Diesbezüglich hat Joachim Ossmann, Leiter der Agentur für Arbeit, den Bremen-Nordern jüngst bei der Verleihung des Unternehmenspreises Hoffnung gemacht. Es hätten sich in der jüngeren Vergangenheit einige kleine, dynamische Unternehmen angesiedelt. "Es gibt eine Reihe von innovativen Unternehmen in Bremen-Nord, die teilweise sehr hoch spezialisiert und auf ihrem Gebiet 'Hidden Champions' sind", ergänzt Agentursprecher Jörg Nowag auf Anfrage der NORDDEUTSCHEN. Bernhard Wies sieht für die künftige Entwicklung zu enge Grenzen. Das liege auch daran, dass der Bremer Norden im Gewerbeentwicklungsplan 2030 (GEP) sehr stiefmütterlich behandelt werde. Das kritisiert der Wirtschafts- und Strukturrat schon seit längerer Zeit.

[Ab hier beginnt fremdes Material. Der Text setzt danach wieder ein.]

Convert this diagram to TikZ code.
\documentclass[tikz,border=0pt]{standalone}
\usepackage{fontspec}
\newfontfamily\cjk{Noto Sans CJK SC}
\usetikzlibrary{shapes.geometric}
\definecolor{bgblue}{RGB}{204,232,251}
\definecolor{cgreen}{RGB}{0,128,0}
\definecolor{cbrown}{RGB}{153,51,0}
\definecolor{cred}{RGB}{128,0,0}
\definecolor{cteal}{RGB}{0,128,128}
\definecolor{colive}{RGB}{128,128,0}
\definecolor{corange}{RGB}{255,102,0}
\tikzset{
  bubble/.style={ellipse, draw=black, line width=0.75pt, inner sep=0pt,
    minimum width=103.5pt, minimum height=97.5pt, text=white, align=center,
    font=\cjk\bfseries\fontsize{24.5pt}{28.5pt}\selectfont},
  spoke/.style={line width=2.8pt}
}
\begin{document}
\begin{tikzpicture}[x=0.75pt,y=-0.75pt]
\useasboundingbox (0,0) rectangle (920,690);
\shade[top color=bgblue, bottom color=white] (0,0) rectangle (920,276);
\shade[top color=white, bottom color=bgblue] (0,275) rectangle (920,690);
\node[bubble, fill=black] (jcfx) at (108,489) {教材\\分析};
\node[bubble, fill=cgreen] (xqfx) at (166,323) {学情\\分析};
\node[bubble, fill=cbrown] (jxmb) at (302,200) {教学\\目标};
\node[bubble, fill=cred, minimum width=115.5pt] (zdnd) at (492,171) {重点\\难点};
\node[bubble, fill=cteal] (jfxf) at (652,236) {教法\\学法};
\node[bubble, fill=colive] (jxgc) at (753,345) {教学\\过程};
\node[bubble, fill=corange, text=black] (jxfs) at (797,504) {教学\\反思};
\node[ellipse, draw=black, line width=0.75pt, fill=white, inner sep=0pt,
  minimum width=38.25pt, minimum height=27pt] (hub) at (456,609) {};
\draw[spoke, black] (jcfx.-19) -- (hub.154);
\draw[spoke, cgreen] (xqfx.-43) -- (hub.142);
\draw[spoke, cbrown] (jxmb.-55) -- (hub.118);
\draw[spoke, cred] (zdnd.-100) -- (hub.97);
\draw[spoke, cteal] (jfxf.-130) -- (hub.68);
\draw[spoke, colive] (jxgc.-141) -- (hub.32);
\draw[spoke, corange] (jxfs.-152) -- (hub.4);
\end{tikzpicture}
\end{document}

Positive Worte finden Wies und Küchen dafür, dass es nach langem Vorlauf nun gelungen sei, das Blumenthaler Zentrum zum Sanierungsgebiet zu machen. "Das freut uns ebenso wie das Lüssumer Fördergebiet", sagt Wies und mahnt nun an, dass die damit verbundenen Vorhaben mit Tempo vorangetrieben werden müssten. "Von der Politik ist eine Verstärkung des Bauamtes Bremen-Nord versprochen worden. Das ist bisher nicht umgesetzt worden", kritisiert Küchen und befürchtet, dass sich Abläufe dadurch verzögern könnten.

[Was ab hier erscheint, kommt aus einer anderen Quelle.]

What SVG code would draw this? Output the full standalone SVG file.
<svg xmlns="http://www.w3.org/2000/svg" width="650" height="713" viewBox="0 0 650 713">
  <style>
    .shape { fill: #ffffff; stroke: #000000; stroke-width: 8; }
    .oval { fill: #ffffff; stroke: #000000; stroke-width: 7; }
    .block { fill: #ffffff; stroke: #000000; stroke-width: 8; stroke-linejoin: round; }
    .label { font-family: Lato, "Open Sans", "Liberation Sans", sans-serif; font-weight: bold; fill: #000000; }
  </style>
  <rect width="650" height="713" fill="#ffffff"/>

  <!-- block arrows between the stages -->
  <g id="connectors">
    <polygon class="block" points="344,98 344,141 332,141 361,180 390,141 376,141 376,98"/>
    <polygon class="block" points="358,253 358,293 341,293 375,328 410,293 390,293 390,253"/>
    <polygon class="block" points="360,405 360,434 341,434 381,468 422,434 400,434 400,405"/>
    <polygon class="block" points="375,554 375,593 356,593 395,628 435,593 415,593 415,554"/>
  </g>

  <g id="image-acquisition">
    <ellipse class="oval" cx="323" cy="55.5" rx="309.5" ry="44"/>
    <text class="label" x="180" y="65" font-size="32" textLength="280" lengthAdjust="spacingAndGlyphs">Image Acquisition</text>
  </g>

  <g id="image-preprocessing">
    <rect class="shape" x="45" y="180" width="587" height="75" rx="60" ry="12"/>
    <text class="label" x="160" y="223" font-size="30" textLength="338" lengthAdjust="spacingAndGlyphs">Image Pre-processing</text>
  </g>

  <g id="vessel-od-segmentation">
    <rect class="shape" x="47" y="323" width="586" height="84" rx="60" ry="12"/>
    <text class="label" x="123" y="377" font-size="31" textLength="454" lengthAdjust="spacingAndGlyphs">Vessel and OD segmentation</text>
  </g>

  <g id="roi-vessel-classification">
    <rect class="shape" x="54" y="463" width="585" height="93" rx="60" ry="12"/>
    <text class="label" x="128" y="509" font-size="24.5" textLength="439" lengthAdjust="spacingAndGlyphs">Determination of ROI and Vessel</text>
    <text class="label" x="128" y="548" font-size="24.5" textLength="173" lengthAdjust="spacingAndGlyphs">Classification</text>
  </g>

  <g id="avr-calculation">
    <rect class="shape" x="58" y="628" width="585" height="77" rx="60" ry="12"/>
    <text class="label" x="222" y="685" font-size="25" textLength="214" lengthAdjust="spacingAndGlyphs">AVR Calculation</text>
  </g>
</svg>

Neben der Arbeitslosenquote ist die Anzahl der sozialversicherungspflichtigen Beschäftigung ein häufig genannter Kritikpunkt. Diese wird als zu niedrig eingeschätzt, was Teile des Bremer Nordens zur Schlafstadt machen könnten, wie Kritiker nicht müde werden zu betonen. Es kursiert eine Zahl von 13.000 sozialversicherungspflichtigen Stellen im Bremer Norden. Diesen Wert mag die Agentur für Arbeit nicht bestätigen, kann eine genaue Zahl jedoch auch nicht beziffern. Allerdings sinkt die Kurve, die den prozentualen Anteil der sozialversicherungspflichtigen Stellen im Arbeitsamtsbezirk Vegesack an allen Bremer Stellen ausdrückt. "Der Anteil schwankt zwischen 7,3 Prozent am aktuellen Rand und 10,8 Prozent [Ende 2019, Anm. d. Red.]. Im Durchschnitt beträgt er 9,0 Prozent", sagt Nowag mit Blick auf den Zeitraum von Juni 2019 bis heute. Leicht gestiegen ist seit Juni 2019 die Anzahl der sozialversichert Beschäftigten im Arbeitsamtsbezirk. Diese umfasst auch diejenigen Menschen, die in Bremen-Nord wohnen, aber woanders arbeiten. Im Juni 2019 lag der Wert bei 33.601 und zum 30. Juni 2022 bei 34.875.
Die Wirtschaftssenatorin Kristina Vogt (Die Linke) und das Wirtschaftsressort ließen die Fragen der NORDDEUTSCHEN trotz mehrfacher Nachfrage unbeantwortet.